Here is one democratic advance that COVID-19 should demand. The introduction of digital processes for collecting signatures on ballot measure petitions, effective immediately.
The coronavirus crisis has hit as petition circulators work towards an unofficial mid-April deadline to gather enough signatures to get various measures on this November’s ballot.
But as Politico has shown, the effort has been made more expensive—and medically risky—by COVID-19. A circulator can have hand sanitizer and wipes at the ready, and even purchase tens of thousands of pens so each voter who signs has his or her own.
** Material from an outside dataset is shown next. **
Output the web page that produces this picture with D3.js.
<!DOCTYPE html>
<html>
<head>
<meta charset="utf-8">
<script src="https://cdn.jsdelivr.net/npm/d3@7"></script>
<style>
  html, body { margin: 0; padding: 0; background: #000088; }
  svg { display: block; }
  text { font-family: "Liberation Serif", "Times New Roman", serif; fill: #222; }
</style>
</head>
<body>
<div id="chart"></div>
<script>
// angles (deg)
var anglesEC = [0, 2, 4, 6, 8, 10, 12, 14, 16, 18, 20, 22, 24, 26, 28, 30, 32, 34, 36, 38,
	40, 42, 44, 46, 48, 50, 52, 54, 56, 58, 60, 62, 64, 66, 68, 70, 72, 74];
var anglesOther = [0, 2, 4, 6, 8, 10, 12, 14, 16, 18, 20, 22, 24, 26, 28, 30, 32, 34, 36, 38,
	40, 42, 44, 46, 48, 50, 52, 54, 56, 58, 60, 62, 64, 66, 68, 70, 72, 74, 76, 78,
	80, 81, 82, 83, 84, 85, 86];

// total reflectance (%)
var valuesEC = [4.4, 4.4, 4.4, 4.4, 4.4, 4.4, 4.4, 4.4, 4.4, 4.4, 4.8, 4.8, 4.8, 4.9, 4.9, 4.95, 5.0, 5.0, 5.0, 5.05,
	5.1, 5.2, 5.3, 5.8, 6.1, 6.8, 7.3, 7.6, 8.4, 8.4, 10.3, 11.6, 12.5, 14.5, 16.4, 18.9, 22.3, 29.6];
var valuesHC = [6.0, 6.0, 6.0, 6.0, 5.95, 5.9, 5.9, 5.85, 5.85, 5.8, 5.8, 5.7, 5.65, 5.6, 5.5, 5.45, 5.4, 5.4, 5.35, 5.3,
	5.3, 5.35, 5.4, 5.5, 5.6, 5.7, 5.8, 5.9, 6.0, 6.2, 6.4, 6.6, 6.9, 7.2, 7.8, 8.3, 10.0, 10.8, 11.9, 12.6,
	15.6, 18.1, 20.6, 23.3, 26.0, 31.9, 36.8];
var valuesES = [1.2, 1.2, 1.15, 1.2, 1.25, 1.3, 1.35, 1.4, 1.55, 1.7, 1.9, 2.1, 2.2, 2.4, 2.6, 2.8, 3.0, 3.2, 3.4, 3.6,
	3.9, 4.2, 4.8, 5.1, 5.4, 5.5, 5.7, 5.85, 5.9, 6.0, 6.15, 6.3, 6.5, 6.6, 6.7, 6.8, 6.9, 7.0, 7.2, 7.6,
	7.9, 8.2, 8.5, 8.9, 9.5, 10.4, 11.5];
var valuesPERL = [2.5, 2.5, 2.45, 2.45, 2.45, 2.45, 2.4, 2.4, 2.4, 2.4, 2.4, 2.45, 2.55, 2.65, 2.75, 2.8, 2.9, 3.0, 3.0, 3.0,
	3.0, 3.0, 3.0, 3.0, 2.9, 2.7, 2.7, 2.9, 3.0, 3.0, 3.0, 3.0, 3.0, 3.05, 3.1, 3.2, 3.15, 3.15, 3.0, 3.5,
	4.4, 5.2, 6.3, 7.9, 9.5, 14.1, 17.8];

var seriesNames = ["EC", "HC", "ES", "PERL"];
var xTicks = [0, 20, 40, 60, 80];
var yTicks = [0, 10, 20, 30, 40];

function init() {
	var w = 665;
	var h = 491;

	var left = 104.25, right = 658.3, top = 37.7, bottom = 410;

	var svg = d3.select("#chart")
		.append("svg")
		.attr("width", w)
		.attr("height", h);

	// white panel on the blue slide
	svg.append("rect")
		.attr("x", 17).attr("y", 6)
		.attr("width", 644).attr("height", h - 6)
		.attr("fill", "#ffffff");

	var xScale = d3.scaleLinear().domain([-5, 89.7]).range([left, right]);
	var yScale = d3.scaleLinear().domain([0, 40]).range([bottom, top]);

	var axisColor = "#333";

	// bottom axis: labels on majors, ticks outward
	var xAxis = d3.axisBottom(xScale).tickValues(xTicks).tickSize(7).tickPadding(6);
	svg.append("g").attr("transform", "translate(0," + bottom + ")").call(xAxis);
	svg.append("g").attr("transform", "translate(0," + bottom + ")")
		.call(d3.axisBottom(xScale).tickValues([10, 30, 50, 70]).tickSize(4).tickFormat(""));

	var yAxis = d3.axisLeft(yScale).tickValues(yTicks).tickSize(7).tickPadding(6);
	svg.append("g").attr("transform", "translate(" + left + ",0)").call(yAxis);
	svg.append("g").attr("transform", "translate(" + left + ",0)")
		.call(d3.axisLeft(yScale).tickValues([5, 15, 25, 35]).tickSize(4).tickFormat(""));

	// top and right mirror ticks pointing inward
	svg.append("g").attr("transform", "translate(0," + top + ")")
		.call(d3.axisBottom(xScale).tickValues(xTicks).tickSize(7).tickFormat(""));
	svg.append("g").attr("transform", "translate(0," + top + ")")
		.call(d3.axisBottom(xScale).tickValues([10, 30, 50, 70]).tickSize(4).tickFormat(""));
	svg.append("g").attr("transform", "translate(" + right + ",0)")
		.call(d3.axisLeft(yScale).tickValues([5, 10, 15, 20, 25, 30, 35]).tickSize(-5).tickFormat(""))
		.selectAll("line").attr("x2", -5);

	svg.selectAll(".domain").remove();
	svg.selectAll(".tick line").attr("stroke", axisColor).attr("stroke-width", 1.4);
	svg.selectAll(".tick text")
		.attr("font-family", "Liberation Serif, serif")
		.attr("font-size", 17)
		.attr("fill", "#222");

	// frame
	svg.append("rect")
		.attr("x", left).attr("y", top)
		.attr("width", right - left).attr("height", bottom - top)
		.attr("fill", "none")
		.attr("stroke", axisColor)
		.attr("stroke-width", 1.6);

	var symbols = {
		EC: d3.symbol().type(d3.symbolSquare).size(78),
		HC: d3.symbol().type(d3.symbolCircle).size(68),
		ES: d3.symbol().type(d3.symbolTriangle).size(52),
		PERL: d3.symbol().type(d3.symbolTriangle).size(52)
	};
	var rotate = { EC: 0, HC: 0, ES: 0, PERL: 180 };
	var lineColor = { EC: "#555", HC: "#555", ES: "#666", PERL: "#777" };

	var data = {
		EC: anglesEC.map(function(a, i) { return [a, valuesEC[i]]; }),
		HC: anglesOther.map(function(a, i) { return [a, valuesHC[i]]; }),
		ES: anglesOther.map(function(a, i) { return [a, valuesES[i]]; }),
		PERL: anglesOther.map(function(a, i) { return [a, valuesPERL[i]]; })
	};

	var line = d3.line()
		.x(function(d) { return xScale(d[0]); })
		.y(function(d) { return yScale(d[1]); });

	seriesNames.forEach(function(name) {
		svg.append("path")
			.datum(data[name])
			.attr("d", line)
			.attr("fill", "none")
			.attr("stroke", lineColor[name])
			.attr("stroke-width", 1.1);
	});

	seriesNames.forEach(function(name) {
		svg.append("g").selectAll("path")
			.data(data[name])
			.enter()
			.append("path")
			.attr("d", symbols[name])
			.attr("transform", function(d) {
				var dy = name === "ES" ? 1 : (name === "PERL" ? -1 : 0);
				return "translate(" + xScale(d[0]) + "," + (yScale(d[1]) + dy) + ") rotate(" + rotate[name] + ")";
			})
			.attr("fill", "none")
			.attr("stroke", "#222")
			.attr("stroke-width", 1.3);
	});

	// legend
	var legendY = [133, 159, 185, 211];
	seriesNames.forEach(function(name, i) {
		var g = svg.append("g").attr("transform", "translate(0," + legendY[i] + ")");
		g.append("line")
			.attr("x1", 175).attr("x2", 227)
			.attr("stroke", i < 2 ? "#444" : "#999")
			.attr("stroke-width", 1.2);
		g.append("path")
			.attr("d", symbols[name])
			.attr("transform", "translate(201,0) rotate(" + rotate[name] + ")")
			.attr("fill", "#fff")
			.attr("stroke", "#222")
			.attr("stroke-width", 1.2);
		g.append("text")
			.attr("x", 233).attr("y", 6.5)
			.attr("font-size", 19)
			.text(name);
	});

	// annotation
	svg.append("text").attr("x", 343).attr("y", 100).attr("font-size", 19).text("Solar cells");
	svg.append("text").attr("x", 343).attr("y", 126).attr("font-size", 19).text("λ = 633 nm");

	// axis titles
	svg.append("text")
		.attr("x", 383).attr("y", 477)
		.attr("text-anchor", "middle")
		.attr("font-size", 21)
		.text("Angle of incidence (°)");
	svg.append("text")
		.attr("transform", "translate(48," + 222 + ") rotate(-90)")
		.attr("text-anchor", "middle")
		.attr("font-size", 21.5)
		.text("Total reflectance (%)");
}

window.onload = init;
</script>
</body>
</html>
But it’s impractical to collect a signature at a social distance of 6 feet.
The obvious workaround involves allowing technology into the process—something that should have been done long ago. Online signature gathering has been kept illegal by powerful interests that detest the initiative process, and the politicians and judges those interests support.
It’s well past time to open up the process online. The virtues go beyond the current moment. It would give people more time to read and think before they sign a measure—instead of having a clipboard thrust in front of them at a supermarket. It might reduce the costs of signature gathering. And an online system might make verification of signatures an easier and less costly process for county registrars.
I’m seeing more and more online systems for petitioning in direct democracy around the world. These systems are typically less expensive and more efficient than California’s. If the Golden State would follow the world’s lead, COVID-19 might produce something good: a more democratic democracy here in California.